KEDIRI, jatim.expost.co.id – Dugaan praktik penagihan utang yang brutal dan melanggar hukum kembali mencuat. Seorang guru honorer di Kediri, berinisial ZNE, melaporkan dua oknum petugas penagih dari Bank Pembangunan Daerah (BPD) Kediri ke Polsek Ngasem. Keduanya, yang dikenal dengan nama Kodim dan Jaya, dituduh melakukan intimidasi, perampasan aset tanpa dasar hukum, dan mempermalukan korban di hadapan siswa serta rekan kerja.
Peristiwa terjadi pada Rabu, 23 Juli 2025. Kedua penagih mendatangi sekolah tempat ZNE mengajar dan menagih utang secara terbuka di tengah proses belajar-mengajar. Permintaan kepala sekolah agar penagihan ditunda hingga kegiatan belajar selesai diabaikan. Akibatnya, situasi menjadi ricuh dan menimbulkan tekanan psikologis bagi ZNE serta menyebar stigma negatif di lingkungan sekolah.
Korban mengakui adanya tunggakan cicilan sejak April karena kesulitan ekonomi, namun menyatakan tetap berupaya membayar, meskipun tidak selalu sesuai nominal. Sebagai bentuk itikad baik, ZNE telah menyerahkan dua kendaraan miliknya—Yamaha Vixion dan Honda Vario—meski tidak termasuk dalam jaminan kredit.
Namun ironisnya, selain dua motor tersebut, para petugas juga menyita barang-barang pribadi lain tanpa dasar hukum yang sah, tanpa akta fidusia atau putusan pengadilan. Tindakan ini mengarah pada perampasan dan pelanggaran hak konsumen.
Ucapan Mengguncang Mental Istri Korban
Tak berhenti di sekolah, petugas juga mendatangi rumah ZNE dan melontarkan pernyataan mengerikan kepada istrinya:
> “Kalau suami Anda mati, itu bisa selesai, Buk.”
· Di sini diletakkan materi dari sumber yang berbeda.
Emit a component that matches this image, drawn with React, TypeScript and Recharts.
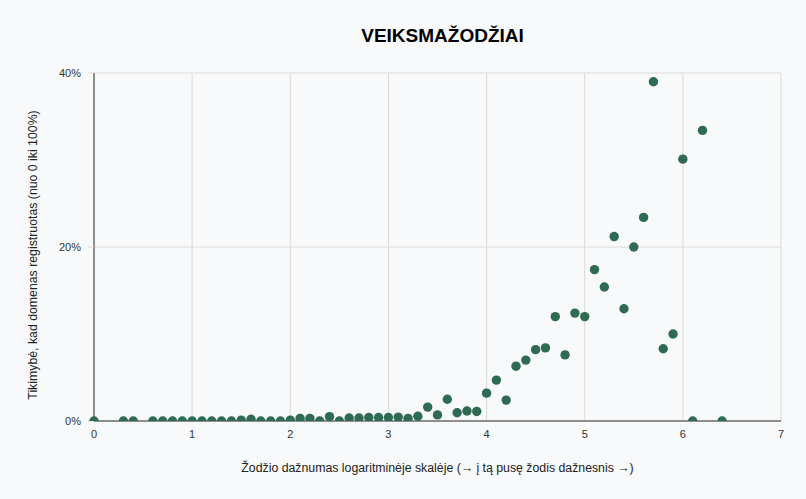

Ucapan tersebut memperdalam trauma dan tekanan mental yang dialami keluarga korban.
Kerugian Multidimensi
Kasus ini tidak hanya menyebabkan kerugian materiil, tetapi juga:
Psikologis: Trauma mendalam bagi keluarga korban
Sosial: Pencemaran nama baik di lingkungan kerja
Hukum: Penyitaan ilegal tanpa dasar hukum
Finansial: Status kredit tetap macet meski aset sudah diserahkan
Proses Hukum Dimulai, LSM Turun Tangan
Laporan ZNE kini ditangani Polsek Ngasem. Proses hukum dikawal oleh dua lembaga swadaya masyarakat, LSM Gerak dan LSM Gemah, yang menyatakan bahwa kasus ini adalah bentuk nyata penyalahgunaan kewenangan oleh oknum petugas bank.
> Pak Wondo (LSM Gerak):
“Ini bukan hanya soal intimidasi. Ini bentuk pelanggaran hukum: perampasan aset, pencemaran nama baik, dan pelanggaran etika penagihan. Kami tidak akan berhenti sebelum korban mendapat keadilan.”
Indikasi Pelanggaran Hukum:
Pasal 335 KUHP: Perbuatan tidak menyenangkan/intimidasi
Pasal 368 KUHP: Pemerasan
Pasal 310 KUHP: Pencemaran nama baik
UU No. 8 Tahun 1999: Pelanggaran hak konsumen
UU No. 42 Tahun 1999: Penyitaan ilegal tanpa akta fidusia
POJK No. 1/POJK.07/2013: Larangan penagihan dengan kekerasan/intimidasi
Tuntutan dari Korban dan Pendamping Hukum:
1. Rehabilitasi nama baik ZNE secara resmi
2. Kompensasi atas aset yang disita tanpa dasar hukum
3. Sanksi tegas terhadap petugas penagih
4. Audit menyeluruh terhadap SOP penagihan BPD Kediri
Kasus ini menjadi alarm keras terhadap cara-cara barbar dalam penagihan utang oleh lembaga keuangan. Jika ZNE saja bisa diperlakukan seperti ini di depan publik, berapa banyak konsumen lain yang mengalami hal serupa namun memilih diam karena ketakutan?
ZNE menempuh jalur hukum bukan hanya untuk dirinya, tetapi untuk membuka jalan keadilan bagi rakyat kecil yang kerap jadi korban ketimpangan kuasa dan lemahnya perlindungan konsumen.